Creaking comedy

Metro10 April 2012

Mocking the Germans may have a proud lineage in English comedy but, even so, it's hard not to feel a smidgen of discomfort at the relentless stereotyping that occurs in Philip King's 1945 farce.

You can't help but question whether there is a significant difference between the crude references to the war made by English football fans, for which they are rightly castigated, and the shameless mockery of Nazi salutes in this blatant piece of theatrical patriotism.

Still, get past this and there is much to enjoy in Douglas Hodge's otherwise harmlessly silly revival of this quaint, very English farce. Several familiar caricatures of English comedy make appearances: a string of vicars - some genuine (Nicholas Rowe's Rev Lionel Toop), some not; an escaped German POW (Adrian Fear); a buffoonish Army general (Jo Stone-Fewings); a glamorous wife (Nancy Carroll); a drunken village spinster (Julie Legrand) and a cheeky, all-seeing, sharp-tongued housemaid (Natalie Grady).
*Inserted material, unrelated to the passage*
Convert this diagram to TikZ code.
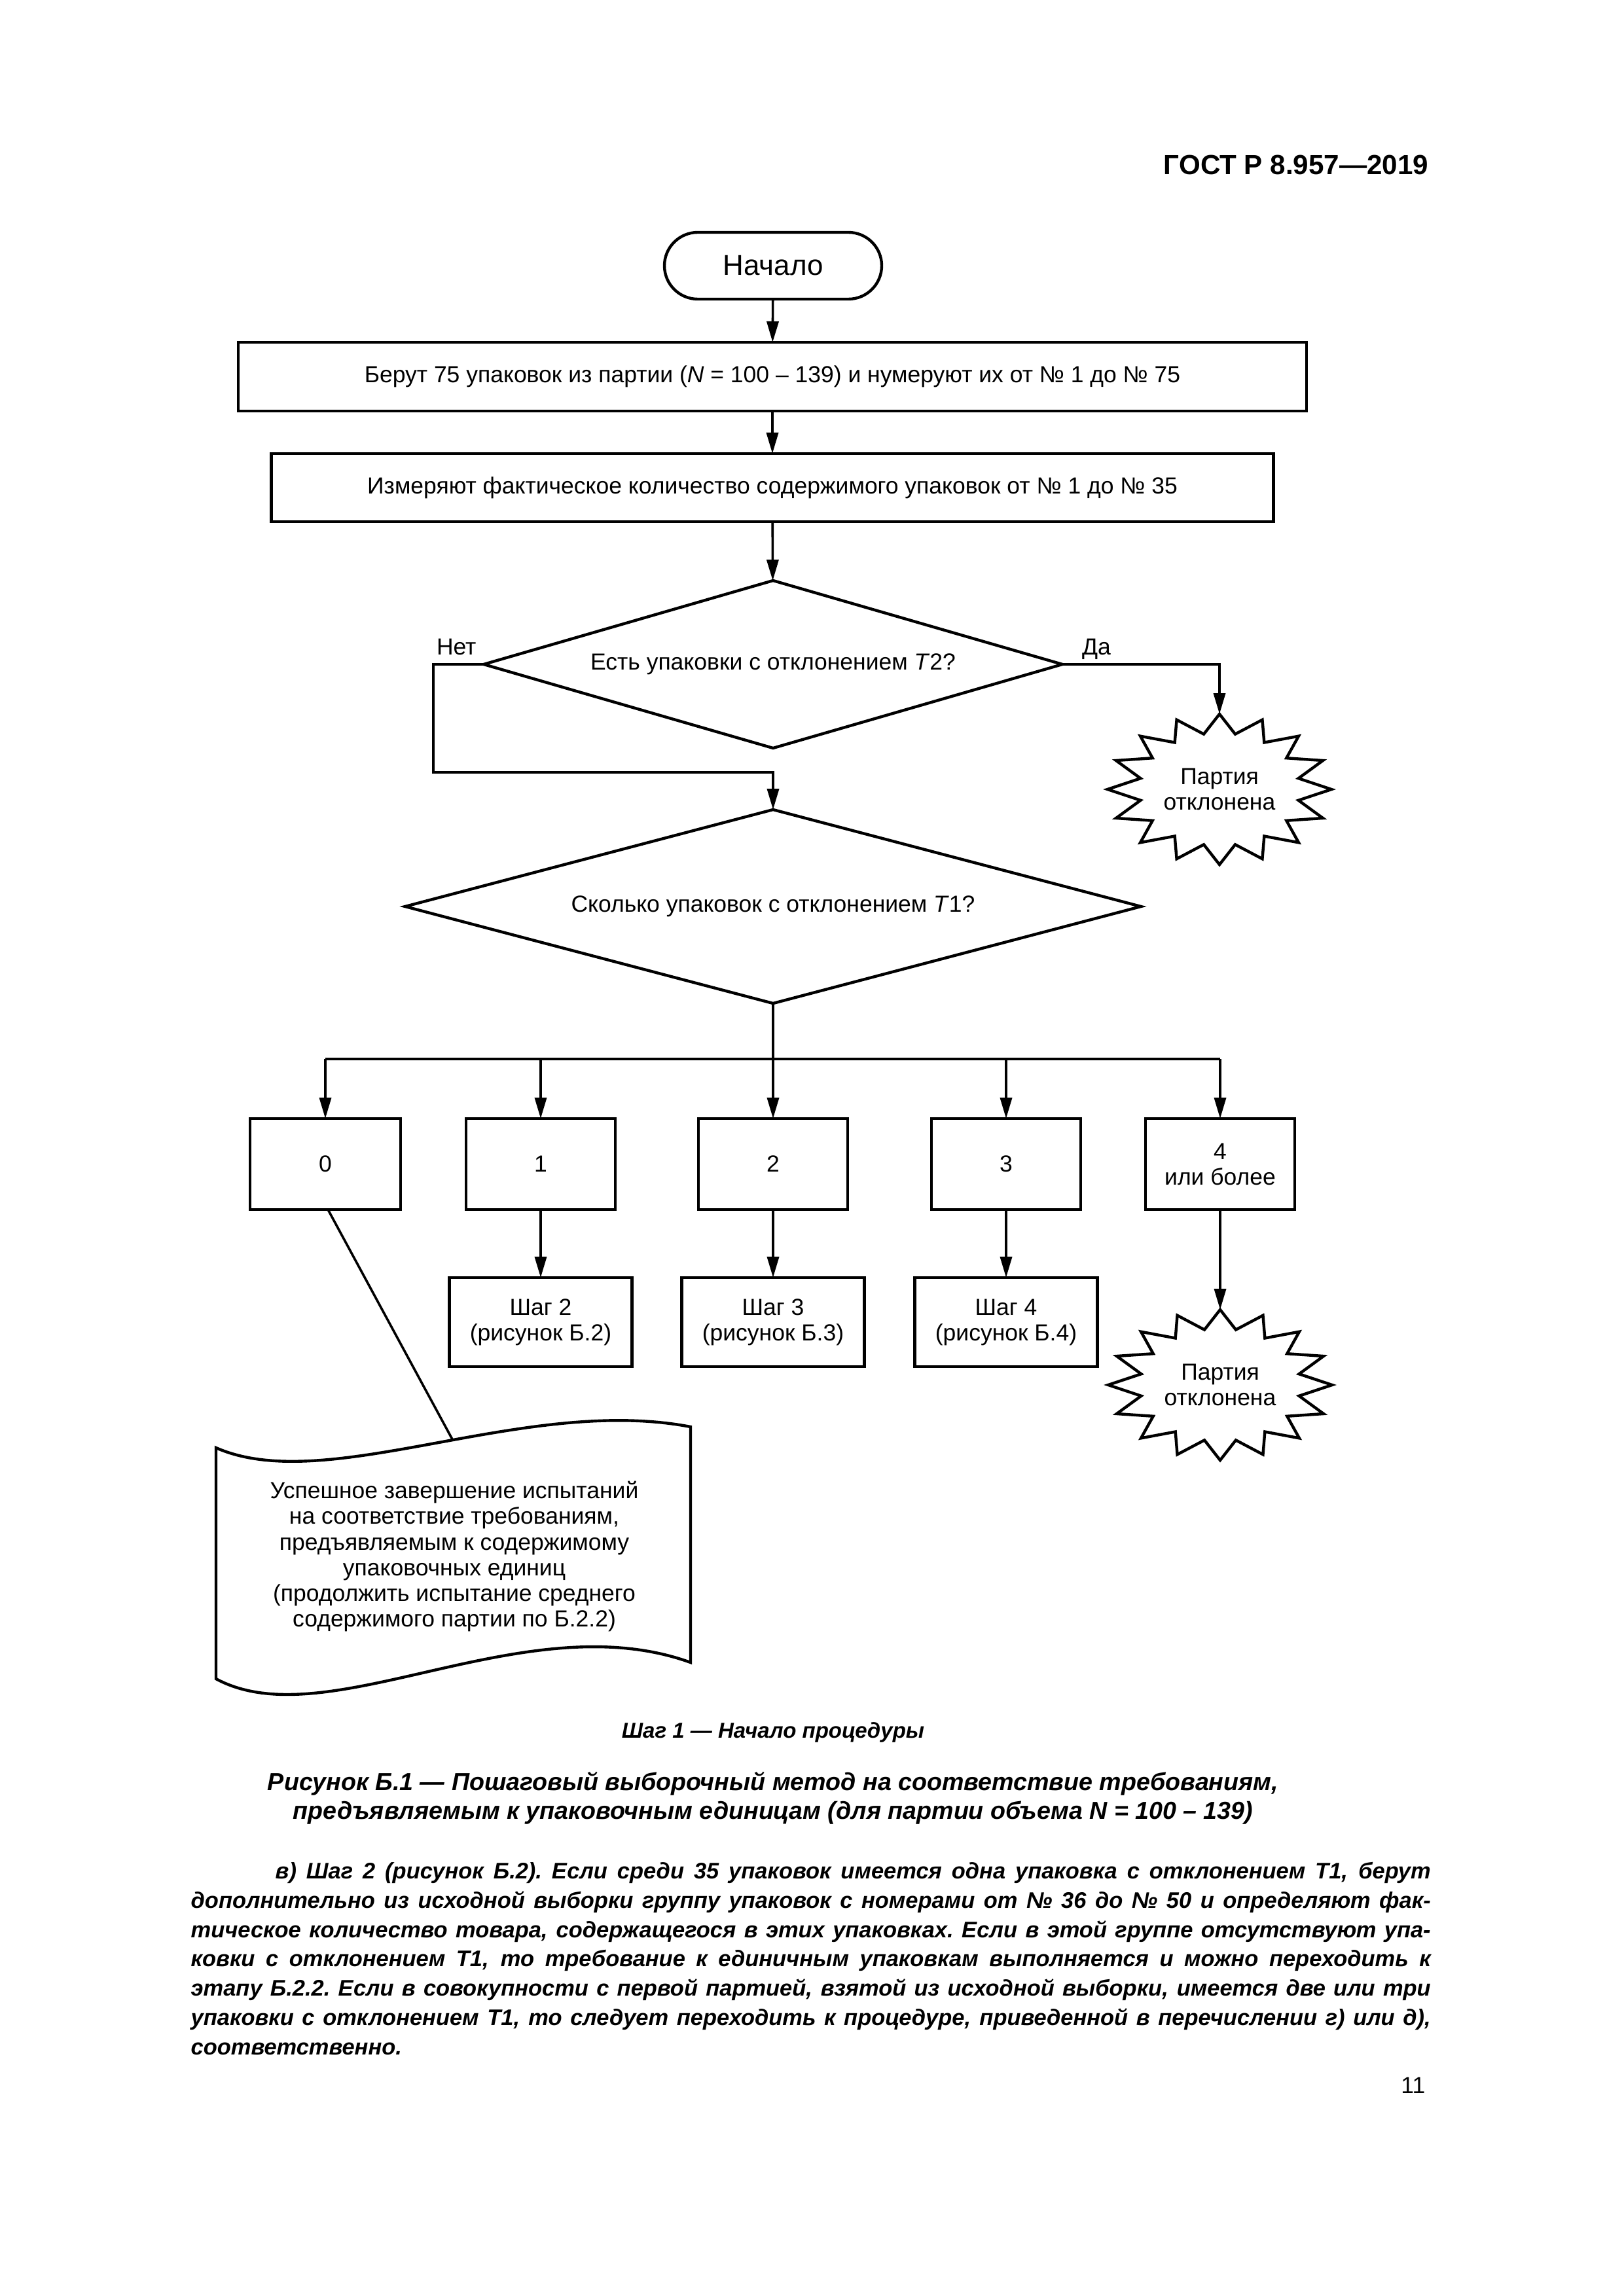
\documentclass[tikz,border=0pt]{standalone}
\usepackage{fontspec}
\setmainfont{Liberation Sans}
\usetikzlibrary{arrows.meta,shapes.geometric,calc}
\newcommand\myboxfont{\fontsize{10.1}{11.1}\selectfont}
\newcommand\mytermfont{\fontsize{12.5}{14}\selectfont}
\newcommand\myheadfont{\fontsize{12}{13}\selectfont\bfseries}
\newcommand\mysubcapfont{\fontsize{9.4}{11}\selectfont\bfseries\itshape}
\newcommand\myfigcapfont{\fontsize{10.7}{12.5}\selectfont\bfseries\itshape}
\newcommand\myparafont{\fontsize{9.8}{12.8}\selectfont\bfseries\itshape}
\tikzset{
  shp/.style={draw, line width=0.44mm, inner sep=0pt, outer sep=0pt, align=center, font=\myboxfont},
  procbox/.style={shp, rectangle},
  term/.style={shp, rectangle, rounded corners=5.1mm, font=\mytermfont},
  dec/.style={shp, diamond},
  conn/.style={line width=0.36mm},
  arr/.style={conn, -{Triangle[length=3.2mm,width=1.8mm]}},
  lbl/.style={inner sep=0pt, outer sep=0pt, align=center, font=\myboxfont},
  outline/.style={line width=0.44mm, line join=miter},
}
\begin{document}
\begin{tikzpicture}[x=0.1mm,y=-0.1mm]
\useasboundingbox (0,0) rectangle (2480,3508);
% header
\node[anchor=base east, inner sep=0pt, font=\myheadfont] (head) at (2183,267) {ГОСТ Р 8.957—2019};
% flowchart nodes
\node[term, minimum width=33.2mm, minimum height=10.2mm] (start) at (1181,406) {Начало};
\node[procbox, minimum width=163.2mm, minimum height=10.5mm] (take) at (1180,575.5)
  {Берут 75 упаковок из партии (\textit{N} = 100 – 139) и нумеруют их от № 1 до № 75};
\node[procbox, minimum width=153.1mm, minimum height=10.4mm] (meas) at (1180,745)
  {Измеряют фактическое количество содержимого упаковок от № 1 до № 35};
\node[dec, aspect=3.45, minimum width=88.4mm, minimum height=25.6mm] (d1) at (1181,1015)
  {Есть упаковки с отклонением \textit{T}2?};
\node[dec, aspect=3.8, minimum width=112.4mm, minimum height=29.6mm] (d2) at (1181,1385)
  {Сколько упаковок с отклонением \textit{T}1?};
\node[lbl, anchor=base west] (no) at (667,1000) {Нет};
\node[lbl, anchor=base west] (yes) at (1653,1000) {Да};
% star bursts
\begin{scope}[shift={(1863,1206)}]
  \draw[outline] (270:171 and 115) \foreach \k in {0,...,15}{ -- ({270+22.5*\k+11.25}:123 and 86) -- ({270+22.5*(\k+1)}:171 and 115)} -- cycle;
\end{scope}
\coordinate (rej1top) at (1863,1091);
\node[lbl] (rej1) at (1863,1206) {Партия\\отклонена};
\begin{scope}[shift={(1864,2116)}]
  \draw[outline] (270:171 and 115) \foreach \k in {0,...,15}{ -- ({270+22.5*\k+11.25}:123 and 86) -- ({270+22.5*(\k+1)}:171 and 115)} -- cycle;
\end{scope}
\coordinate (rej2top) at (1864,2001);
\node[lbl] (rej2) at (1864,2116) {Партия\\отклонена};
% count boxes
\node[procbox, minimum width=23mm, minimum height=13.9mm] (zero) at (497,1778.5) {0};
\node[procbox, minimum width=22.8mm, minimum height=13.9mm] (one) at (826,1778.5) {1};
\node[procbox, minimum width=22.8mm, minimum height=13.9mm] (two) at (1181,1778.5) {2};
\node[procbox, minimum width=22.8mm, minimum height=13.9mm] (three) at (1537,1778.5) {3};
\node[procbox, minimum width=22.8mm, minimum height=13.9mm] (four) at (1864,1778.5) {4\\или более};
% step boxes
\node[procbox, minimum width=27.9mm, minimum height=13.6mm] (s2) at (826,2020) {Шаг 2\\(рисунок Б.2)};
\node[procbox, minimum width=27.9mm, minimum height=13.6mm] (s3) at (1181,2020) {Шаг 3\\(рисунок Б.3)};
\node[procbox, minimum width=27.9mm, minimum height=13.6mm] (s4) at (1537,2020) {Шаг 4\\(рисунок Б.4)};
% document (tape) shape
\draw[outline] (330,2212) .. controls (500,2287) and (800,2131) .. (1055,2180) coordinate[pos=0.54] (docin)
  -- (1055,2540) .. controls (800,2448) and (500,2657) .. (330,2565) -- cycle;
\node[lbl] (doc) at (694,2378) {Успешное завершение испытаний\\на соответствие требованиям,\\предъявляемым к содержимому\\упаковочных единиц\\(продолжить испытание среднего\\содержимого партии по Б.2.2)};
% bus coordinates
\coordinate (b0) at (497,1618);
\coordinate (b1) at (826,1618);
\coordinate (b2) at (1181,1618);
\coordinate (b3) at (1537,1618);
\coordinate (b4) at (1864,1618);
\coordinate (nocorner) at (662,1180);
% connectors
\draw[arr] (start) -- (take);
\draw[arr] (take) -- (meas);
\draw[arr] (meas) -- (d1);
\draw[arr] (d1.east) -| (rej1top);
\draw[arr] (d1.west) -| (nocorner) -| (d2.north);
\draw[conn] (d2.south) -- (b2);
\draw[conn, line width=0.44mm] (b0) -- (b4);
\draw[arr] (b0) -- (zero);
\draw[arr] (b1) -- (one);
\draw[arr] (b2) -- (two);
\draw[arr] (b3) -- (three);
\draw[arr] (b4) -- (four);
\draw[arr] (one) -- (s2);
\draw[arr] (two) -- (s3);
\draw[arr] (three) -- (s4);
\draw[arr] (four.south) -- (rej2top);
\draw[conn] ([xshift=0.4mm]zero.south) -- (docin);
% captions
\node[anchor=base, inner sep=0pt, font=\mysubcapfont] (subcap) at (1181,2655) {Шаг 1 — Начало процедуры};
\node[anchor=base, inner sep=0pt, align=center, font=\myfigcapfont] (figcap) at (1181,2779)
  {Рисунок Б.1 — Пошаговый выборочный метод на соответствие требованиям,\\предъявляемым к упаковочным единицам (для партии объема N = 100 – 139)};
% paragraph
\node[anchor=base west, inner sep=0pt, text width=189.4mm, font=\myparafont] (para) at (291,2870) {%
\spaceskip=0.278em plus 1em minus 0.06em\relax\xspaceskip=\spaceskip
\noindent\hspace*{12.9mm}\makebox[176.5mm][s]{в) Шаг 2 (рисунок Б.2). Если среди 35 упаковок имеется одна упаковка с отклонением T1, берут}\\
\makebox[189.4mm][s]{дополнительно из исходной выборки группу упаковок с номерами от № 36 до № 50 и определяют фак-}\\
\makebox[189.4mm][s]{тическое количество товара, содержащегося в этих упаковках. Если в этой группе отсутствуют упа-}\\
\makebox[189.4mm][s]{ковки с отклонением T1, то требование к единичным упаковкам выполняется и можно переходить к}\\
\makebox[189.4mm][s]{этапу Б.2.2. Если в совокупности с первой партией, взятой из исходной выборки, имеется две или три}\\
\makebox[189.4mm][s]{упаковки с отклонением T1, то следует переходить к процедуре, приведенной в перечислении г) или д),}\\
соответственно.};
% page number
\node[anchor=base east, inner sep=0pt, font=\myboxfont] (pagenum) at (2178,3198) {11};
\end{tikzpicture}
\end{document}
The plot, unhinged as it is, takes a while to get going but, once it does, unravels at an alarming rate. POWs are mistaken for husbands, actors mistaken for vicars, the village crone gets increasingly blathered and cupboards, chests and doors open and close like hyperactive jack-intheboxes.

Several jokes in the first half creak louder than a farm gate but as events become increasingly preposterous, so the comedy becomes correspondingly sublimely surreal. The acting is top notch; the comic timing pitch perfect. It's just a shame so much feels so horribly out of date.